What is the difference between American teenage girls and Muslim teenage girls? -- American teenage girls get stoned *before* they have sex.
Sex Jokes
You can tell a lot about a woman from her ankles. If they are on your shoulders, she probably likes you.
My penis was in the Guinness Book of World Records. -- Then the librarian told me to take it out.
If sex with three people is called a threesome and sex with four people is called a foursome, I guess now it's clear why everyone calls me handsome.
The furniture store keeps calling me back... But all I wanted was that one nightstand.
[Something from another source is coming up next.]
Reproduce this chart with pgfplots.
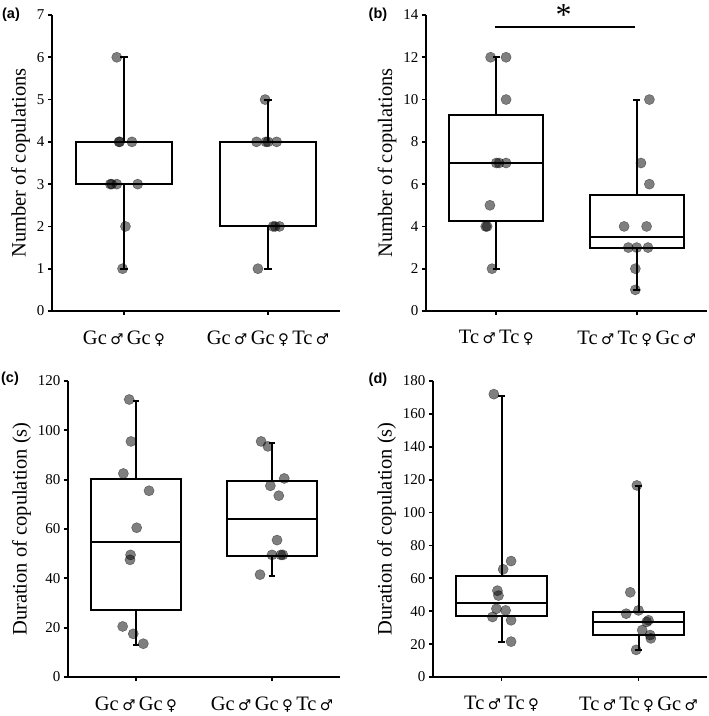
\documentclass[border=0pt]{standalone}
\usepackage{pgfplots}
\pgfplotsset{compat=1.18}
\usepackage{fontspec}
\setmainfont{Liberation Serif}
\newfontfamily\symfont{DejaVu Sans}[Scale=0.72]
\newfontfamily\labfont{Liberation Sans}
\newcommand{\M}{{\symfont ♂}}
\newcommand{\F}{{\symfont ♀}}

\pgfplotsset{
 panel/.style={
  scale only axis, anchor=south west, height=296pt,
  axis lines=left, axis line style={-, line width=1.7pt},
  major tick style={line width=1.7pt, black}, tick align=outside, major tick length=4pt,
  xmin=-0.5, xmax=1.5, xtick={0,1}, ymin=0, clip=false,
  yticklabel style={font=\fontsize{15}{15}\selectfont},
  xticklabel style={font=\fontsize{20.5}{20.5}\selectfont, yshift=-12pt},
  ylabel style={font=\fontsize{20.5}{20.5}\selectfont},
  /pgf/number format/assume math mode=true,
  minor tick num=0,
 },
 bx/.style={black, line width=2pt, solid, mark=none},
 dots/.style={only marks, mark=*, mark size=5.1pt, mark options={fill=black, draw=none, opacity=0.5}},
}
% box: position, lower whisker, lower quartile, median, upper quartile, upper whisker
\newcommand{\bp}[6]{%
 \pgfmathsetmacro\bxl{#1-0.333}\pgfmathsetmacro\bxr{#1+0.333}%
 \pgfmathsetmacro\cpl{#1-0.025}\pgfmathsetmacro\cpr{#1+0.025}%
 \addplot[bx] coordinates {(\bxl,#3) (\bxr,#3) (\bxr,#5) (\bxl,#5) (\bxl,#3) (\bxr,#3)};
 \addplot[bx] coordinates {(\bxl,#4) (\bxr,#4)};
 \addplot[bx] coordinates {(#1,#5) (#1,#6)};
 \addplot[bx] coordinates {(\cpl,#6) (\cpr,#6)};
 \addplot[bx] coordinates {(#1,#3) (#1,#2)};
 \addplot[bx] coordinates {(\cpl,#2) (\cpr,#2)};
}

\begin{document}
\begin{tikzpicture}
\useasboundingbox (0pt,0pt) rectangle (709pt,716pt);

% (a)
\begin{axis}[panel, at={(52pt,405pt)}, width=288pt, ymax=7, ytick={0,1,...,7},
  xticklabels={{Gc\,\M\,Gc\,\F},{Gc\,\M\,Gc\,\F\,Tc\,\M}},
  ylabel={Number of copulations}]
\bp{0}{1}{3}{3}{4}{6}
\bp{1}{1}{2}{4}{4}{5}
\addplot[dots] table {
x y
-0.05 6
-0.035 4
-0.03 4
0.055 4
-0.095 3
-0.085 3
-0.05 3
0.095 3
0.01 2
-0.01 1
};
\addplot[dots] table {
x y
0.98 5
0.92 4
0.985 4
1.0 4
1.06 4
1.035 2
1.05 2
1.08 2
0.93 1
};
\end{axis}

% (b)
\begin{axis}[panel, at={(426pt,405pt)}, width=281pt, ymax=14, ytick={0,2,...,14},
  xticklabels={{Tc\,\M\,Tc\,\F},{Tc\,\M\,Tc\,\F\,Gc\,\M}},
  ylabel={Number of copulations}]
\bp{0}{2}{4.25}{7}{9.25}{12}
\bp{1}{1}{3}{3.5}{5.5}{10}
\addplot[dots] table {
x y
-0.04 12
0.07 12
0.07 10
0.0 7
0.02 7
0.07 7
-0.045 5
-0.075 4
-0.065 4
-0.03 2
};
\addplot[dots] table {
x y
1.09 10
1.03 7
1.09 6
0.91 4
1.07 4
0.94 3
1.0 3
1.08 3
0.99 2
0.99 1
};
\addplot[black, line width=1.8pt] coordinates {(-0.01,13.45) (0.99,13.45)};
\node[font=\fontsize{32}{32}\selectfont, anchor=base] at (axis cs:0.48,13.5) {*};
\end{axis}

% (c)
\begin{axis}[panel, at={(68pt,39pt)}, width=272pt, ymax=120, ytick={0,20,...,120},
  xticklabels={{Gc\,\M\,Gc\,\F},{Gc\,\M\,Gc\,\F\,Tc\,\M}},
  ylabel={Duration of copulation (s)}]
\bp{0}{13}{27}{54.6}{80.4}{112}
\bp{1}{41}{49}{64}{79.3}{95}
\addplot[dots] table {
x y
-0.05 112.5
-0.037 95.5
-0.093 82.5
0.096 75.5
0.005 60.5
-0.04 49.5
-0.044 47.5
-0.098 20.5
-0.02 17.5
0.054 13.5
};
\addplot[dots] table {
x y
0.92 95.5
0.97 93.5
1.09 80.5
0.988 77.5
1.05 73.5
1.037 55.5
1.0 49.5
1.065 49.5
1.08 49.5
0.912 41.5
};
\end{axis}

% (d)
\begin{axis}[panel, at={(433pt,39pt)}, width=274pt, ymax=180, ytick={0,20,...,180},
  xticklabels={{Tc\,\M\,Tc\,\F},{Tc\,\M\,Tc\,\F\,Gc\,\M}},
  ylabel={Duration of copulation (s)}]
\bp{0}{21}{37}{45}{61.6}{171}
\bp{1}{16.5}{25.7}{33.4}{39.3}{116}
\addplot[dots] table {
x y
-0.056 172
0.07 70.5
0.012 65.5
-0.03 52.5
-0.022 49.5
-0.037 41.5
0.03 40.5
-0.066 36.5
0.07 34.5
0.07 21.5
};
\addplot[dots] table {
x y
0.988 116.5
0.94 51.5
1.0 40.5
0.91 38.5
1.073 34.5
1.06 33.5
1.027 28.5
1.085 25.5
1.09 23.5
0.983 16.5
};
\end{axis}

\node[font=\labfont\bfseries\fontsize{14.5}{14.5}\selectfont] at (11pt,701pt) {(a)};
\node[font=\labfont\bfseries\fontsize{14.5}{14.5}\selectfont] at (378pt,701pt) {(b)};
\node[font=\labfont\bfseries\fontsize{14.5}{14.5}\selectfont] at (10pt,337pt) {(c)};
\node[font=\labfont\bfseries\fontsize{14.5}{14.5}\selectfont] at (378pt,336pt) {(d)};
\end{tikzpicture}
\end{document}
I was sitting next to this really hot Thai girl on the bus, and all I could think to myself was, "Don't get an erection, don't get an erection..." But she did.
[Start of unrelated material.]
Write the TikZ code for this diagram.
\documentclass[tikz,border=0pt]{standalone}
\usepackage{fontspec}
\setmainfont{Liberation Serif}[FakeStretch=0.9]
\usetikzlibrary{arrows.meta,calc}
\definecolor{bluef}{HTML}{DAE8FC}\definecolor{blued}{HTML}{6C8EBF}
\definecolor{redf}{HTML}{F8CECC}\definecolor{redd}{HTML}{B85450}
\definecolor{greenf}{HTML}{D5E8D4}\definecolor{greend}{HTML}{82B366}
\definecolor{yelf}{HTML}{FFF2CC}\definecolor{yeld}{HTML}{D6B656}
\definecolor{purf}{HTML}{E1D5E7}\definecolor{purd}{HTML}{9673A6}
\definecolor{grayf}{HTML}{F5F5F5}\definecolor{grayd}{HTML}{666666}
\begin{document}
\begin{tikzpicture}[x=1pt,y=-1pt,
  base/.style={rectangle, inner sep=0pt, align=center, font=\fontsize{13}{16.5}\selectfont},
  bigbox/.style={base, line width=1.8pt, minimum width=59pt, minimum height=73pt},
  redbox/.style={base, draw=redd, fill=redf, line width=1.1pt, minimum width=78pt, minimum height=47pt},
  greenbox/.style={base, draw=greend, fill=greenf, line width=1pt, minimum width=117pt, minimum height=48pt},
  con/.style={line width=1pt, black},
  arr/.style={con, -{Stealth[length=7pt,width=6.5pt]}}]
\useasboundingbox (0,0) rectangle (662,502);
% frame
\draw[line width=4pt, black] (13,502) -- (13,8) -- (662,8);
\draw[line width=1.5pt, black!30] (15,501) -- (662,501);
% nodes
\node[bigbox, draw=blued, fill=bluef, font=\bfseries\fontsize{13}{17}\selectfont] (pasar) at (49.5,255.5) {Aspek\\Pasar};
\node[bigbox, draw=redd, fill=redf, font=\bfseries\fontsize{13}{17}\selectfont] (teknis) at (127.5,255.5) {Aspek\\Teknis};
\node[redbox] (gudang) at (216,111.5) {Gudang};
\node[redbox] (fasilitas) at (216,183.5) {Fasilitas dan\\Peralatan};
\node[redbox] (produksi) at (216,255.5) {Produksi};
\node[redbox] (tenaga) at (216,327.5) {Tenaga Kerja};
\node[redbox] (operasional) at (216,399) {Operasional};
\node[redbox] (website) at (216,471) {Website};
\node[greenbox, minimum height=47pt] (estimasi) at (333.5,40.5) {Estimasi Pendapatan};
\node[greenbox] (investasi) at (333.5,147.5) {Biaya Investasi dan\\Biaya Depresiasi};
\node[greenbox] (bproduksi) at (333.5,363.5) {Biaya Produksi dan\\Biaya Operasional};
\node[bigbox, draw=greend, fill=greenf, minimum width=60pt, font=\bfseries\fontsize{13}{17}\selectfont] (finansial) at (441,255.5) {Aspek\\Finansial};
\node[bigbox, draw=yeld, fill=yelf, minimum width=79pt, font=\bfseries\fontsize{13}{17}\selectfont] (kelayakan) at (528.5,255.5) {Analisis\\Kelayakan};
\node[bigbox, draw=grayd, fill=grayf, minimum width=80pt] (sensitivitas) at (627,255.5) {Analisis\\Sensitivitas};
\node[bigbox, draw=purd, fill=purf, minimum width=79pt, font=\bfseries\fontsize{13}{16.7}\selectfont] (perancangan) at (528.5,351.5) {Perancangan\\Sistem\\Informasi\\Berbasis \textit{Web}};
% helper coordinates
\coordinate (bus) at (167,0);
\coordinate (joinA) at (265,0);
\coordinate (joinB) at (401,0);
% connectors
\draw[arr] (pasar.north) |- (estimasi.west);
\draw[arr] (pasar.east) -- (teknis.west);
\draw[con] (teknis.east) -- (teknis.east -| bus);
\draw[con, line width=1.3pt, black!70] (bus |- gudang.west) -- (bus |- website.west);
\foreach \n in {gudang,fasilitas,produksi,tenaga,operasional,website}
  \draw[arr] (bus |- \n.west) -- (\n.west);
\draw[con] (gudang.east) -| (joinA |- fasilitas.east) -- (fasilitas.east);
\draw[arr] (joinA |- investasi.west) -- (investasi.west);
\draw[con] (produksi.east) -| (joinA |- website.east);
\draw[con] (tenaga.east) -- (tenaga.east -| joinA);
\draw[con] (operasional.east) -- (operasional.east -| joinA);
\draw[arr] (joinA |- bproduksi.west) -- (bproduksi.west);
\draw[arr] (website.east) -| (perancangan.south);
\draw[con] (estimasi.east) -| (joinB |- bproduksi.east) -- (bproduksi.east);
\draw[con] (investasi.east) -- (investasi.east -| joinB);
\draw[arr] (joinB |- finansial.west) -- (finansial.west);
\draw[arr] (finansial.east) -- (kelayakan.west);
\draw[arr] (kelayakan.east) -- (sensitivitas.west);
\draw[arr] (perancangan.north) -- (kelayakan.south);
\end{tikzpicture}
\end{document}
I walked into a room full of men masturbating. They all looked shocked when I didn't stop.
If a woman sleeps with 10 men she's a slut, but if a man does it... He's gay, definitely gay.
What do women put on their ears to look more attractive?
Their knees.
My girlfriend is a porn star. -- She will kill me if she finds out.
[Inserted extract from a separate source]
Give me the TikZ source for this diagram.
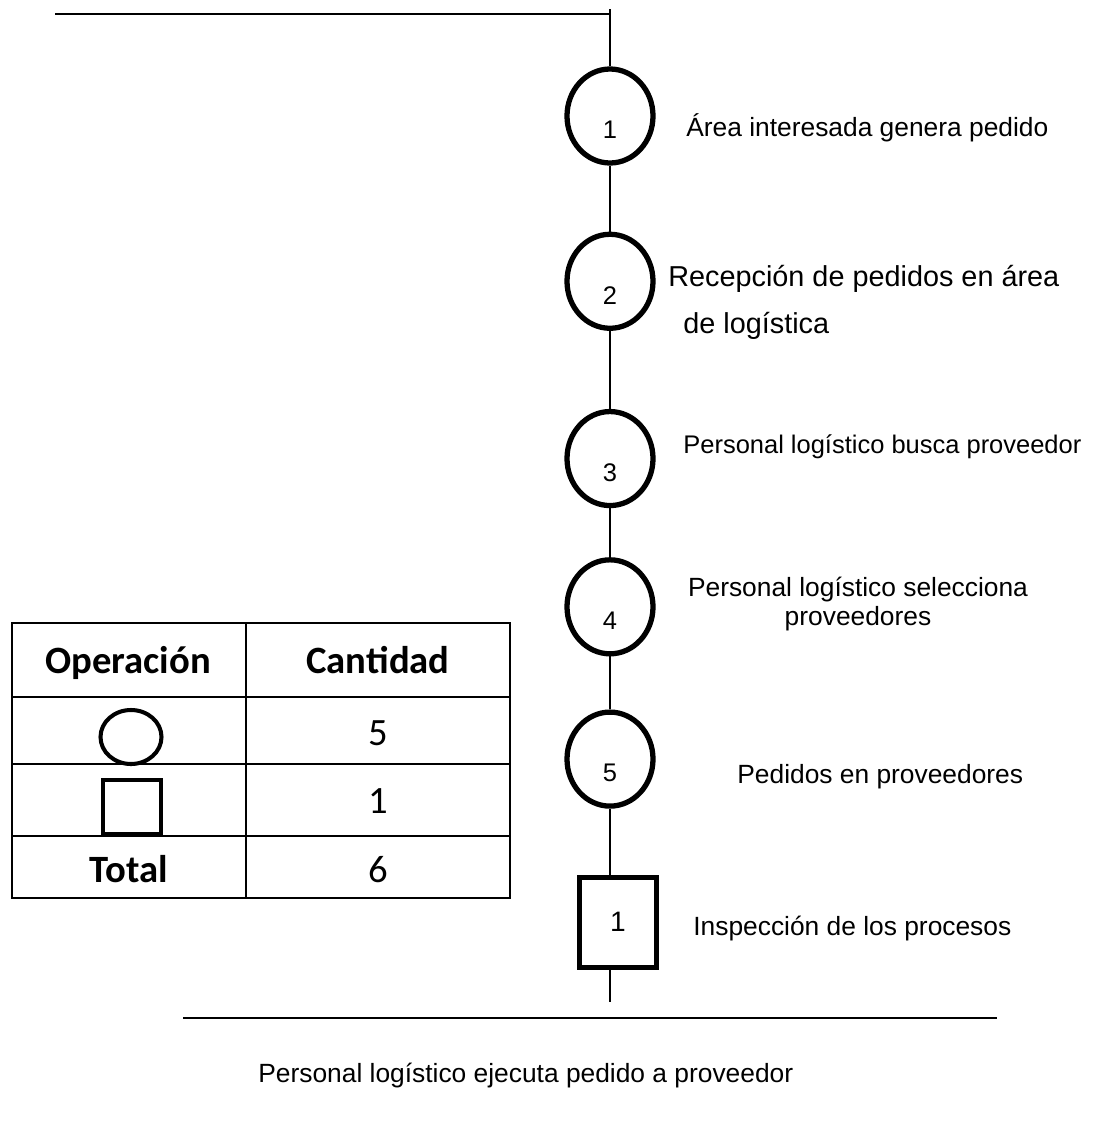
\documentclass[tikz,border=0pt]{standalone}
\usepackage{fontspec}
\setmainfont{Liberation Sans}
\newfontfamily\tabfont{Carlito}
\usepackage{tikz}
\usetikzlibrary{positioning,shapes.geometric}
\tikzset{
  opcirc/.style={
    ellipse,
    draw=black,
    line width=3pt,
    minimum width=17.2mm,
    minimum height=18.8mm,
    inner sep=0pt,
    label={[font=\fontsize{14.5}{16}\selectfont, yshift=-2.8mm]center:#1}
  },
  opbox/.style={
    rectangle,
    draw=black,
    line width=2.8pt,
    minimum width=15.4mm,
    minimum height=18mm,
    inner sep=0pt,
    font=\fontsize{16}{18}\selectfont
  },
  desc/.style={
    anchor=base west,
    inner sep=0pt,
    font=\fontsize{15}{18}\selectfont
  },
  symcircle/.style={
    ellipse,
    draw=black,
    line width=2.3pt,
    minimum width=12.2mm,
    minimum height=10.8mm,
    inner sep=0pt
  },
  symsquare/.style={
    rectangle,
    draw=black,
    line width=2.3pt,
    minimum width=11.6mm,
    minimum height=10.8mm,
    inner sep=0pt
  },
  headtxt/.style={anchor=base, inner sep=0pt, font=\tabfont\bfseries\fontsize{22}{26}\selectfont},
  celltxt/.style={anchor=base, inner sep=0pt, font=\tabfont\fontsize{22}{26}\selectfont},
  link/.style={line width=0.8pt, black},
  rule/.style={line width=1.1pt, black},
  grid/.style={line width=1.5pt, black}
}

\begin{document}
\begin{tikzpicture}[x=0.2mm, y=-0.2mm]
\useasboundingbox (0,0) rectangle (1114,1146);
\node[opcirc=1] (c1) at (610,116) {};
\node[opcirc=2, below=13.2mm of c1] (c2) {};
\node[opcirc=3, below=15.6mm of c2] (c3) {};
\node[opcirc=4, below=9.8mm of c3] (c4) {};
\node[opcirc=5, below=10.6mm of c4] (c5) {};
\node[opbox, below=13.2mm of c5, xshift=1.6mm] (sq) {1};
\coordinate (tl) at (55,14);
\coordinate (tr) at (610,14);
\coordinate (top) at (610,9);
\coordinate (endv) at (610,1002);
\coordinate (bl) at (183,1018);
\coordinate (br) at (997,1018);
\draw[rule] (tl) -- (tr);
\draw[link] (top) -- (c1);
\draw[link] (c1) -- (c2);
\draw[link] (c2) -- (c3);
\draw[link] (c3) -- (c4);
\draw[link] (c4) -- (c5);
\draw[link] (c5) -- (c5 |- sq.north);
\draw[link] (sq.south -| c5) -- (endv);
\draw[rule] (bl) -- (br);
\node[desc] (t1) at (686,136) {Área interesada genera pedido};
\node[desc, align=left, font=\fontsize{16.4}{26.2}\selectfont] (t2) at (668,333) {Recepción de pedidos en área\\\hspace*{3mm}de logística};
\node[desc, font=\fontsize{14.5}{18}\selectfont] (t3) at (683,453) {Personal logístico busca proveedor};
\node[desc, anchor=base, align=center, font=\fontsize{15}{16}\selectfont] (t4) at (858,625) {Personal logístico selecciona\\proveedores};
\node[desc] (t5) at (737,783) {Pedidos en proveedores};
\node[desc] (t6) at (693,935) {Inspección de los procesos};
\node[desc] (t7) at (258,1082) {Personal logístico ejecuta pedido a proveedor};
\draw[grid] (12,623) rectangle (510,898);
\draw[grid] (246,623) -- (246,898);
\foreach \ry in {697,764,836}
  \draw[grid] (12,\ry) -- (510,\ry);
\node[symcircle] (symc) at (131,737) {};
\node[symsquare] (syms) at (132,807) {};
\node[headtxt] (hop) at (128,673) {Operación};
\node[headtxt] (hcant) at (378,673) {Cantidad};
\node[celltxt] (ncirc) at (378,745) {5};
\node[celltxt] (nsq) at (378,813) {1};
\node[headtxt] (htot) at (129,882) {Total};
\node[celltxt] (ntot) at (378,882) {6};
\end{tikzpicture}
\end{document}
I asked a Scottish friend of mine how many sexual partners he'd had. He started counting, but fell asleep.
Today I was asked to go out by 20 girls. -- I was in the women's bathroom.
What does Bill say to Hillary after sex? -- "Honey, I'll be home in 20 minutes."
My town's population never changes. Every time a girl gets pregnant, a guy leaves town.
If I were addicted to masturbation, and then became addicted to sex, would it be safe to say that my addiction got out of hand?
Why does Bill Clinton wear boxers? -- To keep his ankles warm.
I thought of having a threesome, but then I realized that if I wanted to disappoint two people at one time I might as well have dinner with my parents.
What do gay horses eat?
Horse dick.
Tits are like Lego bricks. They're there for the kid, but dad ends up playing with them.
"Son, I found a condom in your room."
"Gee, thanks, Grandpa!"
"Why are you calling me Grandpa?"
"Because I couldn't find it yesterday."